So much to talk about
For anyone who really knows me, it’s understood that rarely am I at a loss for words. If anything, I can’t seem to shut up. Do I have a lot to say? You betcha. Is any of it important? I suppose that would be up to the person reading it. I have no delusions of grandeur that there are people out there hanging on my every word. And maybe there shouldn’t be.
That’s not to say that I don’t want people to read what I have to say. On the contrary. I want people to read these thoughts that I put to “paper” for many reasons. In part, so you can understand who I am and why I’m the way I am, but also for a more selfish reason: I want you to care about me; what is happening to me.

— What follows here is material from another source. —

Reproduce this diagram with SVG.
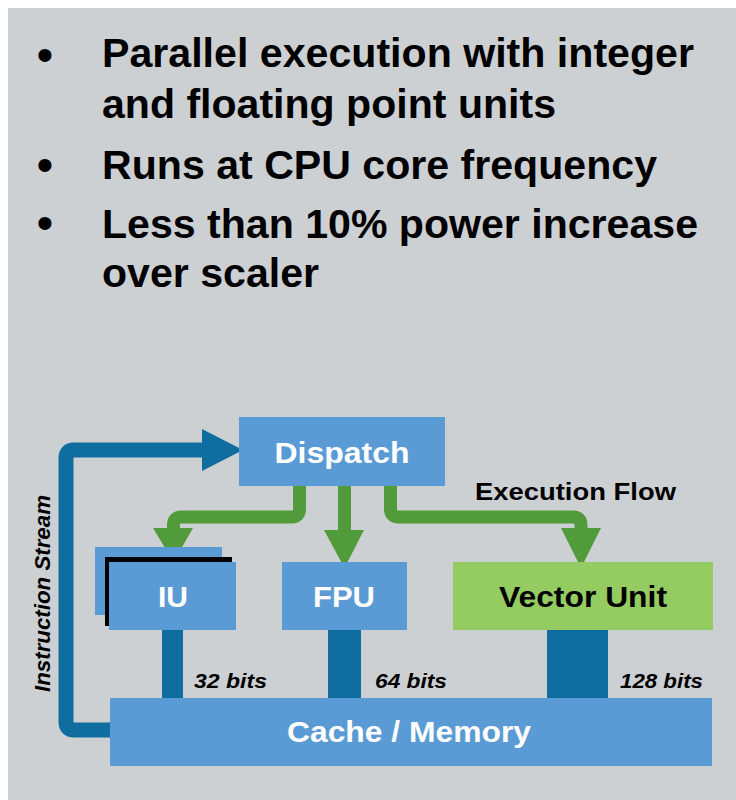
<svg xmlns="http://www.w3.org/2000/svg" width="736" height="800" viewBox="0 0 736 800">
<style>
.bul{font-family:"Liberation Sans",Arial,sans-serif;font-weight:bold;font-size:40px;fill:#000}
.dot{font-family:"Liberation Sans",Arial,sans-serif;font-size:48px;fill:#000;text-anchor:middle}
.box{fill:#5b9bd5}
.wt{font-family:"Liberation Sans",Arial,sans-serif;font-weight:bold;font-size:30px;fill:#fff;text-anchor:middle}
.bk{font-family:"Liberation Sans",Arial,sans-serif;font-weight:bold;font-size:30px;fill:#000;text-anchor:middle}
.bits{font-family:"Liberation Sans",Arial,sans-serif;font-weight:bold;font-style:italic;font-size:21px;fill:#000}
.bus{fill:#0f6e9f}
.green{fill:none;stroke:#519b3b;stroke-width:13}
.garr{fill:#519b3b}
</style>
<rect x="0" y="0" width="736" height="800" fill="#ffffff"/>
<rect x="8" y="8" width="728" height="792" fill="#cdd0d3"/>

<g id="bullets">
<text class="dot" x="45" y="71">•</text>
<text class="bul" x="102" y="67" textLength="592" lengthAdjust="spacingAndGlyphs">Parallel execution with integer</text>
<text class="bul" x="102" y="118" textLength="454" lengthAdjust="spacingAndGlyphs">and floating point units</text>
<text class="dot" x="45" y="181">•</text>
<text class="bul" x="102" y="179" textLength="555" lengthAdjust="spacingAndGlyphs">Runs at CPU core frequency</text>
<text class="dot" x="45" y="239">•</text>
<text class="bul" x="102" y="238" textLength="596" lengthAdjust="spacingAndGlyphs">Less than 10% power increase</text>
<text class="bul" x="102" y="287" textLength="217" lengthAdjust="spacingAndGlyphs">over scaler</text>
</g>

<g id="connectors">
<path d="M110 730 H74 Q66 730 66 722 V458 Q66 450 74 450 H205" fill="none" stroke="#0f6e9f" stroke-width="15"/>
<polygon points="202,429 243,450 202,471" fill="#0f6e9f"/>
<path class="green" d="M299.5 486 V509 Q299.5 517 291.5 517 H181.5 Q173.5 517 173.5 525 V532"/>
<polygon class="garr" points="153,528 193,528 173.5,562"/>
<path class="green" d="M344.5 486 V532"/>
<polygon class="garr" points="324,530 364,530 344.5,568"/>
<path class="green" d="M390.5 486 V509 Q390.5 517 398.5 517 H573 Q581 517 581 525 V532"/>
<polygon class="garr" points="561,528 601,528 581,568"/>
<rect class="bus" x="162" y="630" width="21" height="68"/>
<rect class="bus" x="328" y="630" width="33" height="68"/>
<rect class="bus" x="547" y="630" width="61" height="68"/>
<text class="bits" x="194" y="688" textLength="73" lengthAdjust="spacingAndGlyphs">32 bits</text>
<text class="bits" x="375" y="688" textLength="72" lengthAdjust="spacingAndGlyphs">64 bits</text>
<text class="bits" x="620" y="688" textLength="83" lengthAdjust="spacingAndGlyphs">128 bits</text>
<text x="50" y="692" transform="rotate(-90 50 692)" font-family="Liberation Sans, Arial, sans-serif" font-weight="bold" font-style="italic" font-size="22" fill="#000" textLength="197" lengthAdjust="spacingAndGlyphs">Instruction Stream</text>
<text x="475" y="500" font-family="Liberation Sans, Arial, sans-serif" font-weight="bold" font-size="24" fill="#000" textLength="201" lengthAdjust="spacingAndGlyphs">Execution Flow</text>
</g>

<g id="dispatch">
<rect class="box" x="239" y="417" width="206" height="69"/>
<text class="wt" x="342" y="463" textLength="135" lengthAdjust="spacingAndGlyphs">Dispatch</text>
</g>

<g id="iu">
<rect class="box" x="95" y="547" width="127" height="68"/>
<rect x="105" y="557" width="127" height="69" fill="#000"/>
<rect class="box" x="109" y="562" width="127" height="68"/>
<text class="wt" x="173" y="607">IU</text>
</g>

<g id="fpu">
<rect class="box" x="282" y="562" width="125" height="68"/>
<text class="wt" x="344" y="607" textLength="62" lengthAdjust="spacingAndGlyphs">FPU</text>
</g>

<g id="vector">
<rect x="453" y="562" width="260" height="68" fill="#94cc62"/>
<text class="bk" x="583" y="607" textLength="168" lengthAdjust="spacingAndGlyphs">Vector Unit</text>
</g>

<g id="cache">
<rect class="box" x="110" y="698" width="602" height="68"/>
<text class="wt" x="409" y="742" textLength="244" lengthAdjust="spacingAndGlyphs">Cache / Memory</text>
</g>
</svg>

I want you to care enough to commit to sticking by me through all the good and all the ugliness. To fight with me; alongside me. Because in all honestly, I can’t do this alone. Selfishness aside, you wonderful people are one of the main reasons I’ve even gotten this far – the determination to try again, to never give up and with God’s blessing – finally succeed. Without that, I’d be lost forever and that is no lie.
I need you.
I feel alone often in my life. But that’s okay. I’ve survived. But I don’t think I can make it through this particular journey alone. I need the strength, love, support and encouragement that only other people can really give someone when they are struggling.
And I use that word “struggle” because face it – that’s what this will be.

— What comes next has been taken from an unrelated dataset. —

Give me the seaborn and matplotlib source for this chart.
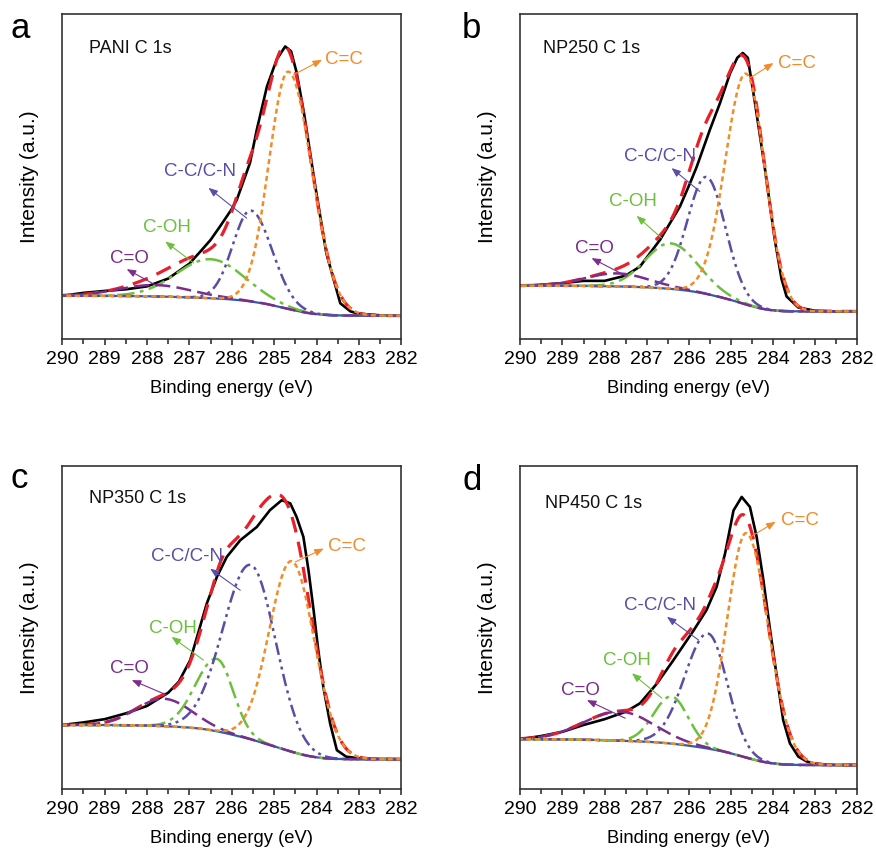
import numpy as np
import pandas as pd
import seaborn as sns
import matplotlib
matplotlib.use("Agg")
import matplotlib.pyplot as plt

# ---------------- data ----------------
panel_letters = ["a", "b", "c", "d"]
panel_titles = ["PANI C 1s", "NP250 C 1s", "NP350 C 1s", "NP450 C 1s"]
component_names = ["C=C", "C-C/C-N", "C-OH", "C=O"]
x_ticks = [290, 289, 288, 287, 286, 285, 284, 283, 282]

# measured spectra (binding energy, normalised intensity)
a_be = [290.0, 289.5, 289.0, 288.5, 288.0, 287.5, 287.0, 286.75, 286.5, 286.28, 286.0, 285.88,
        285.57, 285.41, 285.17, 284.94, 284.74, 284.6, 284.47, 284.29, 284.03, 283.77, 283.44,
        283.2, 283.0, 282.5, 282.0]
a_meas = [0.133, 0.142, 0.148, 0.153, 0.162, 0.186, 0.232, 0.268, 0.305, 0.346, 0.40, 0.429,
          0.542, 0.644, 0.777, 0.86, 0.90, 0.885, 0.82, 0.69, 0.47, 0.265, 0.11,
          0.085, 0.078, 0.073, 0.072]

b_be = [290.0, 289.5, 289.0, 288.5, 288.0, 287.5, 287.16, 286.68, 286.21, 285.97, 285.81, 285.5,
        285.26, 285.02, 284.85, 284.72, 284.6, 284.43, 284.19, 283.96, 283.8, 283.68, 283.4,
        283.0, 282.5, 282.0]
b_meas = [0.164, 0.167, 0.172, 0.179, 0.179, 0.195, 0.223, 0.306, 0.408, 0.48, 0.531, 0.644,
          0.726, 0.818, 0.865, 0.88, 0.865, 0.726, 0.521, 0.306, 0.185, 0.131, 0.097,
          0.087, 0.085, 0.085]

c_be = [290.0, 289.5, 289.0, 288.5, 288.0, 287.5, 287.25, 286.98, 286.59, 286.35, 286.12, 285.8,
        285.41, 285.1, 284.82, 284.62, 284.47, 284.31, 284.19, 284.07, 283.96, 283.84, 283.68,
        283.52, 283.3, 283.0, 282.5, 282.0]
c_meas = [0.198, 0.206, 0.216, 0.234, 0.257, 0.298, 0.332, 0.399, 0.574, 0.657, 0.718, 0.77,
          0.811, 0.863, 0.894, 0.884, 0.842, 0.78, 0.677, 0.554, 0.43, 0.316, 0.203,
          0.12, 0.10, 0.095, 0.093, 0.092]

d_be = [290.0, 289.5, 289.0, 288.5, 288.0, 287.5, 287.16, 286.76, 286.37, 285.89, 285.58, 285.34,
        285.14, 284.94, 284.745, 284.55, 284.39, 284.23, 284.07, 283.91, 283.76, 283.6, 283.4,
        283.2, 283.0, 282.5, 282.0]
d_meas = [0.154, 0.164, 0.177, 0.198, 0.216, 0.239, 0.265, 0.326, 0.398, 0.49, 0.554, 0.626,
          0.729, 0.862, 0.904, 0.873, 0.78, 0.646, 0.49, 0.347, 0.213, 0.141, 0.10,
          0.085, 0.078, 0.074, 0.074]

# fitted components: C=C, C-C/C-N, C-OH, C=O
a_center = [284.66, 285.55, 286.50, 287.80]
a_height = [0.73, 0.28, 0.12, 0.035]
a_fwhm_hi = [1.08, 0.99, 1.88, 2.00]   # high-BE half side
a_fwhm_lo = [1.30, 1.18, 1.88, 2.00]   # low-BE half side
a_bg = [0.133, 0.072]                  # Shirley background: 290 eV level, 282 eV level

b_center = [284.64, 285.58, 286.43, 287.70]
b_height = [0.71, 0.36, 0.14, 0.04]
b_fwhm_hi = [1.15, 1.06, 1.41, 1.77]
b_fwhm_lo = [1.06, 1.06, 1.53, 1.77]
b_bg = [0.164, 0.085]

c_center = [284.58, 285.55, 286.35, 287.60]
c_height = [0.59, 0.54, 0.224, 0.085]
c_fwhm_hi = [1.25, 1.53, 1.18, 1.53]
c_fwhm_lo = [1.25, 1.38, 0.90, 1.53]
c_bg = [0.198, 0.092]

d_center = [284.63, 285.54, 286.41, 287.63]
d_height = [0.695, 0.356, 0.146, 0.09]
d_fwhm_hi = [1.06, 1.30, 0.99, 2.00]
d_fwhm_lo = [1.22, 1.06, 0.92, 1.88]
d_bg = [0.154, 0.074]

# annotation label positions (eV, intensity) and arrow tail/head
a_label_xy = [(283.80, 0.860), (286.75, 0.516), (287.54, 0.342), (288.42, 0.249)]
a_arrow_tail = [(284.54, 0.813), (285.65, 0.372), (286.90, 0.234), (287.77, 0.164)]
a_arrow_head = [(283.87, 0.859), (286.55, 0.465), (287.57, 0.300), (288.48, 0.215)]

b_label_xy = [(283.88, 0.849), (286.69, 0.562), (287.32, 0.424), (288.25, 0.280)]
b_arrow_tail = [(284.55, 0.803), (285.74, 0.454), (286.65, 0.311), (287.48, 0.193)]
b_arrow_head = [(283.99, 0.849), (286.41, 0.526), (287.24, 0.379), (288.31, 0.249)]

c_label_xy = [(283.72, 0.750), (287.06, 0.719), (287.39, 0.497), (288.42, 0.373)]
c_arrow_tail = [(284.50, 0.703), (285.80, 0.615), (286.67, 0.399), (287.54, 0.291)]
c_arrow_head = [(283.83, 0.744), (286.51, 0.682), (287.42, 0.471), (288.36, 0.337)]

d_label_xy = [(283.82, 0.832), (286.68, 0.569), (287.47, 0.399), (288.58, 0.306)]
d_arrow_tail = [(284.54, 0.780), (285.77, 0.461), (286.64, 0.281), (287.51, 0.219)]
d_arrow_head = [(283.94, 0.827), (286.52, 0.533), (287.35, 0.358), (288.42, 0.275)]

title_xy = [(0.080, 0.895), (0.066, 0.895), (0.080, 0.899), (0.073, 0.884)]

# ---------------- styling ----------------
sns.set_theme(style="white")
plt.rcParams["font.family"] = ["Liberation Sans", "DejaVu Sans"]

comp_colors = ["#F28C28", "#5B4DA6", "#6CBF3F", "#7B2D8E"]
comp_styles = [(0, (2.0, 1.4)), (0, (5, 1.8, 1.2, 1.8, 1.2, 1.8)),
               (0, (7, 2.2, 1.5, 2.2)), (0, (6, 2.5))]
draw_order = [2, 3, 1, 0]

fig = plt.figure(figsize=(8.76, 8.51), dpi=100)
positions = [[0.0711, 0.6016, 0.3870, 0.3820],
             [0.5940, 0.6016, 0.3847, 0.3820],
             [0.0711, 0.0729, 0.3870, 0.3796],
             [0.5940, 0.0729, 0.3847, 0.3796]]
letter_pos = [(10, 38), (462, 38), (11, 488), (462, 490)]

panels = [
    (a_be, a_meas, a_center, a_height, a_fwhm_hi, a_fwhm_lo, a_bg, a_label_xy, a_arrow_tail, a_arrow_head),
    (b_be, b_meas, b_center, b_height, b_fwhm_hi, b_fwhm_lo, b_bg, b_label_xy, b_arrow_tail, b_arrow_head),
    (c_be, c_meas, c_center, c_height, c_fwhm_hi, c_fwhm_lo, c_bg, c_label_xy, c_arrow_tail, c_arrow_head),
    (d_be, d_meas, d_center, d_height, d_fwhm_hi, d_fwhm_lo, d_bg, d_label_xy, d_arrow_tail, d_arrow_head),
]

grid = np.linspace(282.0, 290.0, 801)


def asym_gauss(x, c, h, fw_hi, fw_lo):
    s = np.where(x >= c, fw_hi, fw_lo) / 2.3548
    return h * np.exp(-0.5 * ((x - c) / s) ** 2)


for i, (be, meas, cen, hgt, fhi, flo, bgl, lab, tail, head) in enumerate(panels):
    ax = fig.add_axes(positions[i])
    comps = [asym_gauss(grid, cen[k], hgt[k], fhi[k], flo[k]) for k in range(4)]
    total = np.sum(comps, axis=0)
    cum = np.cumsum(total)
    bg = bgl[1] + (bgl[0] - bgl[1]) * cum / cum[-1]

    sns.lineplot(x=grid, y=bg, ax=ax, color="#2F5DA8", lw=1.6, estimator=None, sort=False)
    sns.lineplot(x=be, y=meas, ax=ax, color="black", lw=1.9, estimator=None, sort=False)
    sns.lineplot(x=grid, y=bg + total, ax=ax, color="#E8202A", lw=2.3,
                 linestyle=(0, (5, 3)), estimator=None, sort=False)
    for k in draw_order:
        sns.lineplot(x=grid, y=bg + comps[k], ax=ax, color=comp_colors[k], lw=1.8,
                     linestyle=comp_styles[k], estimator=None, sort=False)

    for k in range(4):
        ha = "left" if k == 0 else "center"
        ax.text(lab[k][0], lab[k][1], component_names[k], color=comp_colors[k],
                fontsize=13.5, ha=ha, va="center")
        ax.annotate("", xy=head[k], xytext=tail[k],
                    arrowprops=dict(arrowstyle="-|>,head_length=0.45,head_width=0.18",
                                    color=comp_colors[k], lw=0.8, shrinkA=0, shrinkB=0))

    ax.text(title_xy[i][0], title_xy[i][1], panel_titles[i], transform=ax.transAxes,
            fontsize=13, ha="left", va="center", color="#111111")

    ax.set_xlim(290, 282)
    ax.set_ylim(0, 1)
    ax.set_xticks(x_ticks)
    ax.set_xticklabels([str(t) for t in x_ticks])
    ax.set_xticks(np.arange(282.5, 290, 1.0), minor=True)
    ax.set_yticks([])
    ax.tick_params(axis="x", which="major", direction="out", length=4.5, width=1.1,
                   labelsize=14, pad=4, bottom=True, colors="#222222", labelcolor="black")
    ax.tick_params(axis="x", which="minor", direction="out", length=3.5, width=1.1,
                   bottom=True, colors="#222222")
    for sp in ax.spines.values():
        sp.set_color("#333333")
        sp.set_linewidth(1.2)
    ax.set_xlabel("Binding energy (eV)", fontsize=13.2, labelpad=9, color="black")
    ax.set_ylabel("Intensity (a.u.)", fontsize=15, labelpad=17, color="black")

    lx, ly = letter_pos[i]
    fig.text(lx / 876, 1 - ly / 851, panel_letters[i], fontsize=25, ha="left",
             va="baseline", color="black")

fig.savefig("out.png", dpi=100)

What we’re talking about – it’s scary and daunting. I’m under no illusions that it will not be the hardest thing that I’ve ever done. And I understand that it’s going to take a lot of commitment and hard work on my part, along with passion, strength, determination and heart. But…
I need you.
So I’m selfishly asking this of you. You have your own lives; your own issues. And I shouldn’t be asking this of anyone, but I am. Because as I sit here typing this, the tears are in my eyes at the idea that I’ve never given enough to anyone else to expect something in return. But I’m asking. No, I’m actually begging.